───── Collected material

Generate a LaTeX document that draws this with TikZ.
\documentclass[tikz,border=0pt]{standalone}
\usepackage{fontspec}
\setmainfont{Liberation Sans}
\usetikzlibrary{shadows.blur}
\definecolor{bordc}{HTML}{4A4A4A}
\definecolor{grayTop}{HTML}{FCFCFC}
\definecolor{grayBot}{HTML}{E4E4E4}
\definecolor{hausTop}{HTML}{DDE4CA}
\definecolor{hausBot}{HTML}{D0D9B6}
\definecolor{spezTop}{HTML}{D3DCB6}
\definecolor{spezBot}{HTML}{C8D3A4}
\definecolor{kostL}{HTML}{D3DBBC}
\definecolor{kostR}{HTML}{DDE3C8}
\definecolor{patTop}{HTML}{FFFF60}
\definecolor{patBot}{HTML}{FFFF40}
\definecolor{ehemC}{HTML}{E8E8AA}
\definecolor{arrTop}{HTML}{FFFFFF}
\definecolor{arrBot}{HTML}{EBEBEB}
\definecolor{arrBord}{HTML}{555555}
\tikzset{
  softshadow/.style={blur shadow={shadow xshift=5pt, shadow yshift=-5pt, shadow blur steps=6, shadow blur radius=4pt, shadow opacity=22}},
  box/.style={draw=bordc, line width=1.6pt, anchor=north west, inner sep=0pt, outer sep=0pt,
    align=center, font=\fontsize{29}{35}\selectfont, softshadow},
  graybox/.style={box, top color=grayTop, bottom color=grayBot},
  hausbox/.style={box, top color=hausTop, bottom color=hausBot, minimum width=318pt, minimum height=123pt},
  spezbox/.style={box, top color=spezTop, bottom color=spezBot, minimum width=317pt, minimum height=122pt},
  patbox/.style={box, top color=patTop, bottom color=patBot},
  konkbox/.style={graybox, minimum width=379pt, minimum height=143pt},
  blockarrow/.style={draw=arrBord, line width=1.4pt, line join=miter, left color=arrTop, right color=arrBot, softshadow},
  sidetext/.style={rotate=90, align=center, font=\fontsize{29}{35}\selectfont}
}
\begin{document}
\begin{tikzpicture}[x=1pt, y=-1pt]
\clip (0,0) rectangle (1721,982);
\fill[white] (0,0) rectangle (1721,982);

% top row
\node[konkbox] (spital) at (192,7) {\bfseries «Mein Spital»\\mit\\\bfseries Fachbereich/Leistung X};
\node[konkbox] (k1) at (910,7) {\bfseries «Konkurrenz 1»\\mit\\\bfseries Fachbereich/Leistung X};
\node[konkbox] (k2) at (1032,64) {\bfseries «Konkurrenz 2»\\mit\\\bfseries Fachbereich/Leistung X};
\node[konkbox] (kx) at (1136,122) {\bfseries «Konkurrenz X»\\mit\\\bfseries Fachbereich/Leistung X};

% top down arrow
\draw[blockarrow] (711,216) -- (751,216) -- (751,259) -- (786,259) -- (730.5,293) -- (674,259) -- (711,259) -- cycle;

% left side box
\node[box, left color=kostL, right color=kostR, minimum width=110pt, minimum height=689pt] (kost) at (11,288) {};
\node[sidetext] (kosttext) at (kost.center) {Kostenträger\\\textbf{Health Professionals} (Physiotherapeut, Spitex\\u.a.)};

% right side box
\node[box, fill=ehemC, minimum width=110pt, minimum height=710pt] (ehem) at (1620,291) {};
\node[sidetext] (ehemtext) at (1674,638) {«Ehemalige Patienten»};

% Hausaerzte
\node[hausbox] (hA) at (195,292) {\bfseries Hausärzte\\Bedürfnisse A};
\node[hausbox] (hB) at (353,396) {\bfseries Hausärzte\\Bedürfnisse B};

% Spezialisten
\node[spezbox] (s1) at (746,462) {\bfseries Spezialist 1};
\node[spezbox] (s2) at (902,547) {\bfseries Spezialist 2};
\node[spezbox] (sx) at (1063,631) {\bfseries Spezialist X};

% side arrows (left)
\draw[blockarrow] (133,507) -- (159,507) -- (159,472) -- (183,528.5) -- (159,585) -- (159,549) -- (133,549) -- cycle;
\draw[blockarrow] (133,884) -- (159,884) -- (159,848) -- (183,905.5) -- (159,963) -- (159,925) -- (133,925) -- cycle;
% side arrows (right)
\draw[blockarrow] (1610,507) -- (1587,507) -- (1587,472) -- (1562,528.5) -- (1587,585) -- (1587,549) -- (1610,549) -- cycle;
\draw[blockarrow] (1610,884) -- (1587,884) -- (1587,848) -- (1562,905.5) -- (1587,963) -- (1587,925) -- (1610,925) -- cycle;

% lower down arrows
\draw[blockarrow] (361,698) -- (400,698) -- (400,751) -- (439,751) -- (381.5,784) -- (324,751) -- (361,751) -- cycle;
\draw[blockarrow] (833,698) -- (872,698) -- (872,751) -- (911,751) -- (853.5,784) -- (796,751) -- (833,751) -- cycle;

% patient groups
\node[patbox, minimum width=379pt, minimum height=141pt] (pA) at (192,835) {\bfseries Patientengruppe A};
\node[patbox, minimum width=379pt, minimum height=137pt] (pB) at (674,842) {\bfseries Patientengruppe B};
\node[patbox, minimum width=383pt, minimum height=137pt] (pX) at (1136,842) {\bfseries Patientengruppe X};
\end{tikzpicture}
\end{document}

──────────

### The request
Reproduce the whole listing word for word.

### Exercise answer
Generate a LaTeX document that draws this with TikZ.
\documentclass[tikz,border=0pt]{standalone}
\usepackage{fontspec}
\setmainfont{Liberation Sans}
\usetikzlibrary{shadows.blur}
\definecolor{bordc}{HTML}{4A4A4A}
\definecolor{grayTop}{HTML}{FCFCFC}
\definecolor{grayBot}{HTML}{E4E4E4}
\definecolor{hausTop}{HTML}{DDE4CA}
\definecolor{hausBot}{HTML}{D0D9B6}
\definecolor{spezTop}{HTML}{D3DCB6}
\definecolor{spezBot}{HTML}{C8D3A4}
\definecolor{kostL}{HTML}{D3DBBC}
\definecolor{kostR}{HTML}{DDE3C8}
\definecolor{patTop}{HTML}{FFFF60}
\definecolor{patBot}{HTML}{FFFF40}
\definecolor{ehemC}{HTML}{E8E8AA}
\definecolor{arrTop}{HTML}{FFFFFF}
\definecolor{arrBot}{HTML}{EBEBEB}
\definecolor{arrBord}{HTML}{555555}
\tikzset{
  softshadow/.style={blur shadow={shadow xshift=5pt, shadow yshift=-5pt, shadow blur steps=6, shadow blur radius=4pt, shadow opacity=22}},
  box/.style={draw=bordc, line width=1.6pt, anchor=north west, inner sep=0pt, outer sep=0pt,
    align=center, font=\fontsize{29}{35}\selectfont, softshadow},
  graybox/.style={box, top color=grayTop, bottom color=grayBot},
  hausbox/.style={box, top color=hausTop, bottom color=hausBot, minimum width=318pt, minimum height=123pt},
  spezbox/.style={box, top color=spezTop, bottom color=spezBot, minimum width=317pt, minimum height=122pt},
  patbox/.style={box, top color=patTop, bottom color=patBot},
  konkbox/.style={graybox, minimum width=379pt, minimum height=143pt},
  blockarrow/.style={draw=arrBord, line width=1.4pt, line join=miter, left color=arrTop, right color=arrBot, softshadow},
  sidetext/.style={rotate=90, align=center, font=\fontsize{29}{35}\selectfont}
}
\begin{document}
\begin{tikzpicture}[x=1pt, y=-1pt]
\clip (0,0) rectangle (1721,982);
\fill[white] (0,0) rectangle (1721,982);

% top row
\node[konkbox] (spital) at (192,7) {\bfseries «Mein Spital»\\mit\\\bfseries Fachbereich/Leistung X};
\node[konkbox] (k1) at (910,7) {\bfseries «Konkurrenz 1»\\mit\\\bfseries Fachbereich/Leistung X};
\node[konkbox] (k2) at (1032,64) {\bfseries «Konkurrenz 2»\\mit\\\bfseries Fachbereich/Leistung X};
\node[konkbox] (kx) at (1136,122) {\bfseries «Konkurrenz X»\\mit\\\bfseries Fachbereich/Leistung X};

% top down arrow
\draw[blockarrow] (711,216) -- (751,216) -- (751,259) -- (786,259) -- (730.5,293) -- (674,259) -- (711,259) -- cycle;

% left side box
\node[box, left color=kostL, right color=kostR, minimum width=110pt, minimum height=689pt] (kost) at (11,288) {};
\node[sidetext] (kosttext) at (kost.center) {Kostenträger\\\textbf{Health Professionals} (Physiotherapeut, Spitex\\u.a.)};

% right side box
\node[box, fill=ehemC, minimum width=110pt, minimum height=710pt] (ehem) at (1620,291) {};
\node[sidetext] (ehemtext) at (1674,638) {«Ehemalige Patienten»};

% Hausaerzte
\node[hausbox] (hA) at (195,292) {\bfseries Hausärzte\\Bedürfnisse A};
\node[hausbox] (hB) at (353,396) {\bfseries Hausärzte\\Bedürfnisse B};

% Spezialisten
\node[spezbox] (s1) at (746,462) {\bfseries Spezialist 1};
\node[spezbox] (s2) at (902,547) {\bfseries Spezialist 2};
\node[spezbox] (sx) at (1063,631) {\bfseries Spezialist X};

% side arrows (left)
\draw[blockarrow] (133,507) -- (159,507) -- (159,472) -- (183,528.5) -- (159,585) -- (159,549) -- (133,549) -- cycle;
\draw[blockarrow] (133,884) -- (159,884) -- (159,848) -- (183,905.5) -- (159,963) -- (159,925) -- (133,925) -- cycle;
% side arrows (right)
\draw[blockarrow] (1610,507) -- (1587,507) -- (1587,472) -- (1562,528.5) -- (1587,585) -- (1587,549) -- (1610,549) -- cycle;
\draw[blockarrow] (1610,884) -- (1587,884) -- (1587,848) -- (1562,905.5) -- (1587,963) -- (1587,925) -- (1610,925) -- cycle;

% lower down arrows
\draw[blockarrow] (361,698) -- (400,698) -- (400,751) -- (439,751) -- (381.5,784) -- (324,751) -- (361,751) -- cycle;
\draw[blockarrow] (833,698) -- (872,698) -- (872,751) -- (911,751) -- (853.5,784) -- (796,751) -- (833,751) -- cycle;

% patient groups
\node[patbox, minimum width=379pt, minimum height=141pt] (pA) at (192,835) {\bfseries Patientengruppe A};
\node[patbox, minimum width=379pt, minimum height=137pt] (pB) at (674,842) {\bfseries Patientengruppe B};
\node[patbox, minimum width=383pt, minimum height=137pt] (pX) at (1136,842) {\bfseries Patientengruppe X};
\end{tikzpicture}
\end{document}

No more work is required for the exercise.